The passage of the HITECH Act in 2009 has lead to a rapid push to implement electronic health record (EHR) use in both the hospital setting and by outpatient providers. Unfortunately, it is not quite as simple as purchasing an EHR system from a vendor and flipping on the switch. Many organizations are now trying to understand and wade through all the government regulations, keeping within the specified timeline in order to reap the incentive payments for doing this.
First, with very limited data from scientific studies on the benefit of using an EHR, many physicians are hesitant to become early adopters for good reason. It is a very large financial investment and meaningful use a steep hill to climb for what many physicians are not convinced will significantly improve quality care.
As an emergency physician, I do not have to purchase an EHR system and am not qualified to receive an incentive payment as it is assumed a hospital based physician will use the hospital based EHR. I can tell you however this is a very important issue for your client hospital. The base incentive payment for a hospital is $2 million and will be higher based on a couple of factors. There is also an additional 10% for designated Health Professional Shortage Area.
Important goals for meaningful use are incorporating clinical decision support and error checking such as for medications and allergies, interoperability with other systems to share data, and required data reporting to CMS.
In order to meet meaningful use standards, you must use “certified EHR technology” that has been properly certified as meeting standards adopted under section 3004 of the Public Health Service Act (PHSA). Selecting a “certified” system means that the EHR has the proper components to achieve meaningful use but it would still need to be implemented in a fashion to meet the requirements.
There are 3 stages for meaningful use criteria and currently only clearly defined criteria for stage 1. The criteria for stages 2 and 3 will be forthcoming. The criteria are different for an eligible provider and hospitals but the concept is the same. For hospitals, there are 14 core criteria that must be met along with 5 out of 10 measures from a menu set of criteria. For each objective, there is a measure that must be met to count toward compliance with the objective. For example, for the objective to provide the patient with an electronic copy of their health information, more than 50% of inpatients and emergency patients who request it, must receive this within 3 business days.
Meaningful use of EHR systems will need to be interoperable, to be able to share important clinical data in a secure fashion to other providers that may be treating the patient. This would be enormously helpful for an emergency physician as it can be nearly impossible to get outpatient records, outlying hospital records, and results of outpatient imaging studies even on a good day with maximal effort. With the rapid expansion of Health Information Exchanges (HIE) in the coming years, this will be possible. It may reduce redundant testing and help the physician make a more informed clinical decision.

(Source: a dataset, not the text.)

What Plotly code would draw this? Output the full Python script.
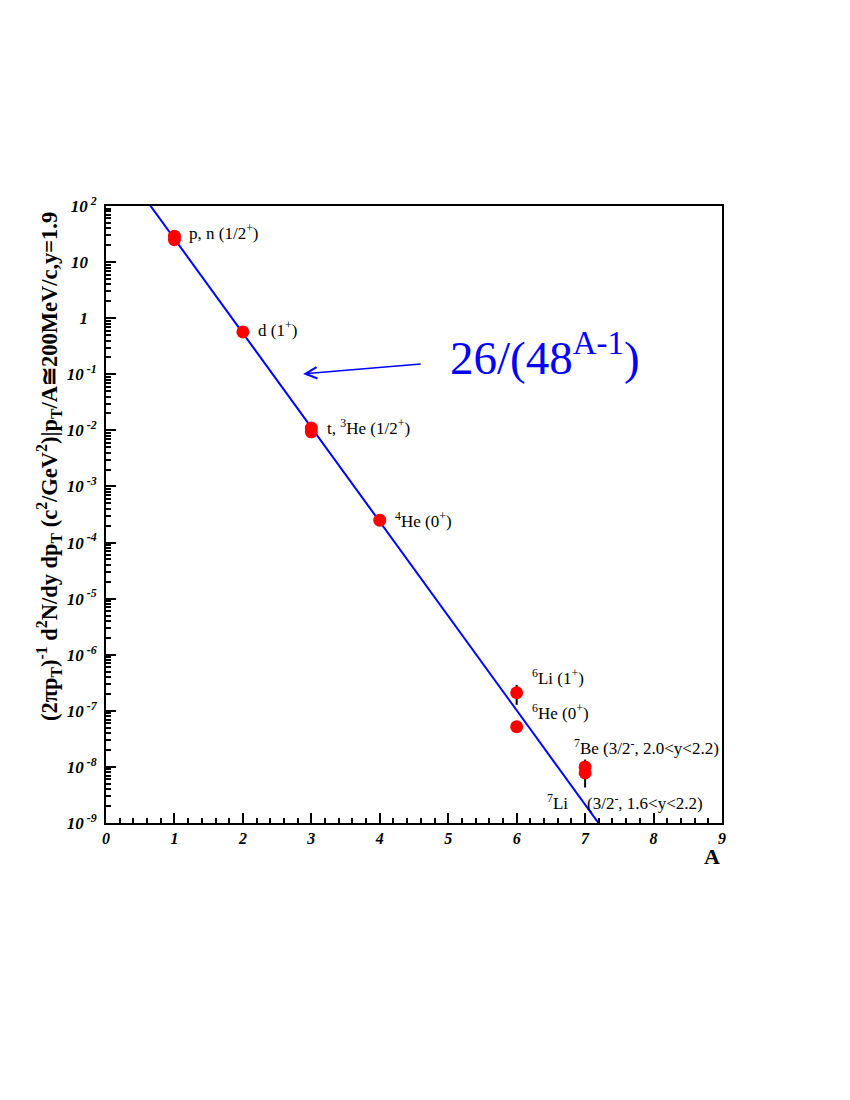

Another goal of meaningful use will be the required reporting of clinical and quality data. Like never before in history, researchers and public health experts will be able to study data from very large populations of Americans to further expand our knowledge of medicine. I predict an explosion of new ideas, as much as with any previous ground-breaking advance in medicine in the last century. The potential of healthcare information technology is certainly intriguing and may have significant benefit but this is yet to be proven. I believe the total cost is entirely unknown and I have my doubts that this will make a large dent in the increasing healthcare expenditures of the U.S. The practice of medicine will change rapidly in the next few years and many companies and organizations are racing into this field. This is the new frontier. It is an exciting time to be in healthcare.